We had a fun extended weekend visit  with our Utah kids earlier this month.  Much of it was spent doing projects, which the Mr. and I love and one of those was putting their garden to bed for the winter.  I took all of my cold weather work clothes (along with Felco pruners) and promptly had to remove most of them including my gloves because it was hot! (Two days later they had SNOW!)  Daughter A. and I both agreed that cleaning up is much more fun while chatting with somebody besides yourself.  It became apparent to me that some of the advice I regularly met out to clients here on Whidbey won’t necessarily apply to Utah gardens.  When to prune roses, should you mulch with leaves, should you plant in the fall?

Luckily, there is a great nursery (The Greenhouse http://www.logangreenhouse.com) on their walk / run route with a COFFEE shop (Crumb Brothers http://crumbbrothers.com/) right across the road!   A trip there was our afternoon treat while the boys drank beer and watched football.  The nursery was very quiet and almost empty – unlike our nurseries here, which generally have plants of some kind year round.  This was a good indication that fall planting in Utah is not a common practice, and a chance to see the structures in the nursery.  A’s go-to nursery person was there and we chatted about plants and gardening.  Her opinion is that most penstemons – even the larger-leaved species do well in Utah.  Goody.

Seed heads of Echinacea and Rudbeckia, et al have been allowed to stay up in the grass garden outside the coffee shop.
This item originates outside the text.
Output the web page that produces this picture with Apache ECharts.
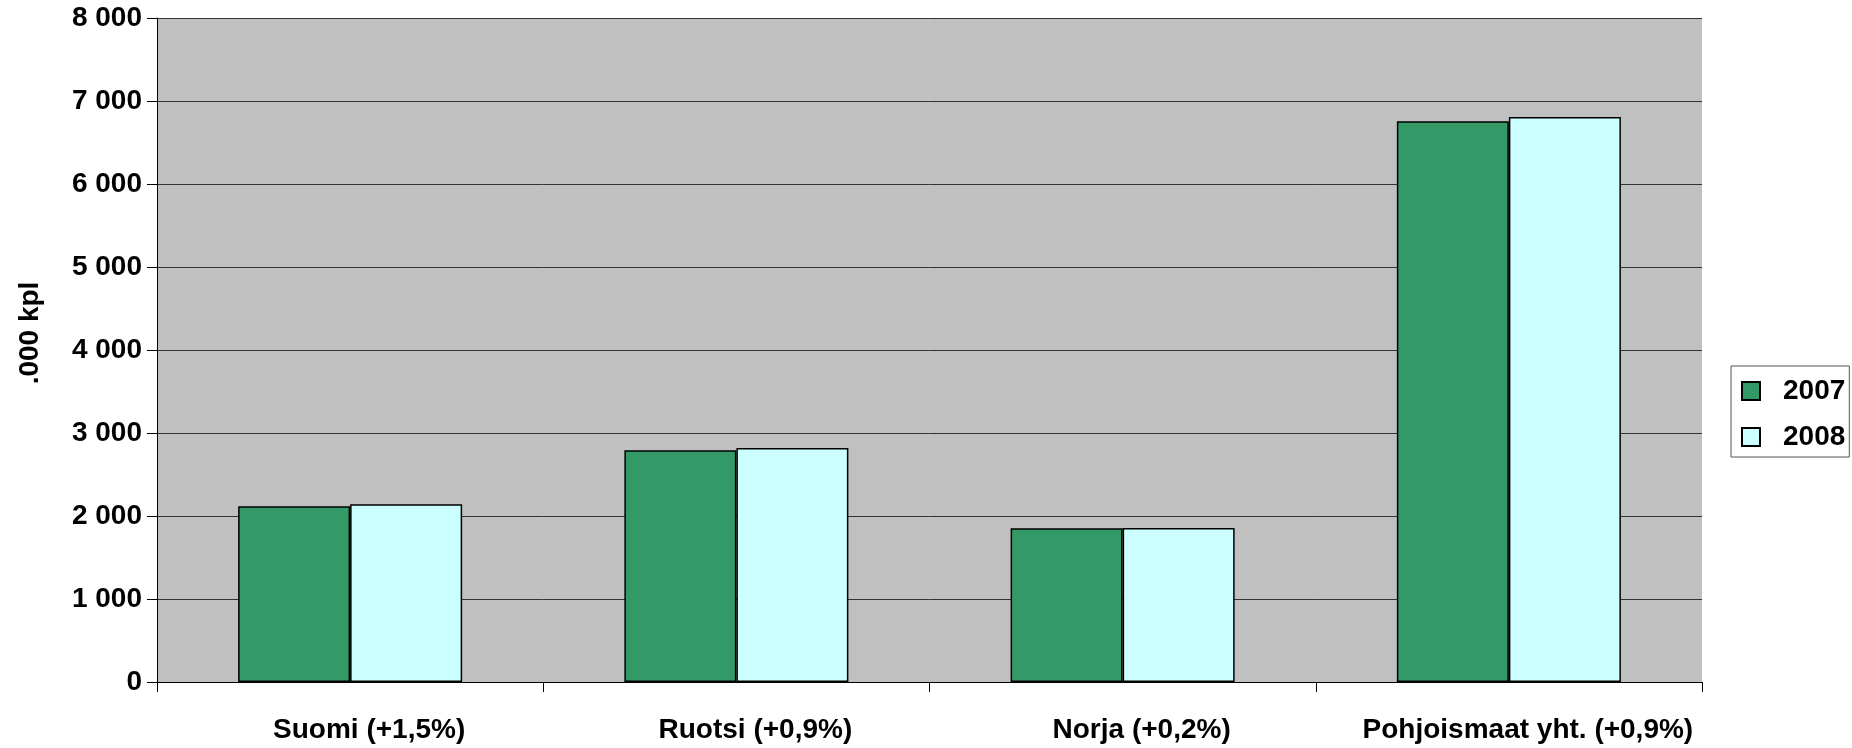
<!DOCTYPE html>
<html>
<head>
<meta charset="utf-8">
<title>Pohjoismaat</title>
<script src="https://cdn.jsdelivr.net/npm/echarts@6/dist/echarts.min.js"></script>
<style>
  html, body { margin: 0; padding: 0; background: #ffffff; }
  #chart { width: 1852px; height: 748px; }
</style>
</head>
<body>
<div id="chart"></div>
<script>
// Categories and yearly values (thousands of units)
const categories = ['Suomi (+1,5%)', 'Ruotsi (+0,9%)', 'Norja (+0,2%)', 'Pohjoismaat yht. (+0,9%)'];
const values2007 = [2117, 2792, 1852, 6755];
const values2008 = [2141, 2819, 1855, 6807];
const seriesNames = ['2007', '2008'];
const yTicks = { min: 0, max: 8000, step: 1000 };
const yAxisTitle = '.000 kpl';

const FONT = '"Liberation Sans", Arial, sans-serif';

// "8000" -> "8 000"
function thousands(v) {
  return String(v).replace(/\B(?=(\d{3})+(?!\d))/g, ' ');
}

const chart = echarts.init(document.getElementById('chart'), null, { renderer: 'canvas' });

chart.setOption({
  animation: false,
  backgroundColor: '#ffffff',
  textStyle: { fontFamily: FONT },
  grid: {
    left: 157, right: 150, top: 18, bottom: 66,
    containLabel: false,
    outerBoundsMode: 'none',
    show: true, backgroundColor: '#c0c0c0', borderWidth: 0
  },
  legend: {
    orient: 'vertical',
    left: 1731, top: 366,
    data: seriesNames,
    icon: 'rect',
    itemWidth: 18, itemHeight: 18, itemGap: 18,
    backgroundColor: '#ffffff',
    borderColor: '#555555', borderWidth: 1,
    padding: [11, 4, 6, 10],
    textStyle: {
      fontFamily: FONT, fontWeight: 'bold', fontSize: 28, color: '#000000',
      lineHeight: 28, padding: [0, 0, 0, 18]
    }
  },
  xAxis: {
    type: 'category',
    data: categories,
    axisLine: { show: true, lineStyle: { color: '#000000', width: 1 } },
    axisTick: { show: true, length: 10, lineStyle: { color: '#000000', width: 1 } },
    axisLabel: {
      interval: 0, margin: 34,
      fontFamily: FONT, fontWeight: 'bold', fontSize: 28, color: '#000000',
      lineHeight: 28, padding: [0, 0, 0, 38]
    },
    splitLine: { show: false }
  },
  yAxis: {
    type: 'value',
    min: yTicks.min, max: yTicks.max, interval: yTicks.step,
    name: yAxisTitle,
    nameLocation: 'middle',
    nameGap: 113,
    nameRotate: 90,
    nameTextStyle: { fontFamily: FONT, fontWeight: 'bold', fontSize: 28, color: '#000000', padding: [0, 0, 0, 34] },
    axisLine: { show: true, lineStyle: { color: '#000000', width: 1 } },
    axisTick: { show: true, length: 10, lineStyle: { color: '#000000', width: 1 } },
    axisLabel: {
      margin: 15,
      fontFamily: FONT, fontWeight: 'bold', fontSize: 28, color: '#000000',
      formatter: thousands
    },
    splitLine: { show: true, lineStyle: { color: '#333333', width: 1 } }
  },
  series: [
    {
      name: seriesNames[0], type: 'bar', data: values2007,
      barGap: '0%', barCategoryGap: '42%',
      itemStyle: { color: '#339966', borderColor: '#000000', borderWidth: 1.5 }
    },
    {
      name: seriesNames[1], type: 'bar', data: values2008,
      barGap: '0%', barCategoryGap: '42%',
      itemStyle: { color: '#ccffff', borderColor: '#000000', borderWidth: 1.5 }
    }
  ]
});
</script>
</body>
</html>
The soil is alkaline, which means that many of  those shrubs that could survive the cold zone 4 don’t  do well.   Then the go-to nursery person asked, “Do you know about High Country Gardens?”   Are you kidding?  It is one of my guilty pleasures to eat my Christmas chocolates in bed while salivating over that catalog.  Now I have a second garden in which  to try out some of those plants.  Can’t wait for next spring.   See http://www.highcountrygardens.com/#2

Nursery fence.

Nursery arbor.

Nursery is almost empty. A good reminder of how important structure is in the garden.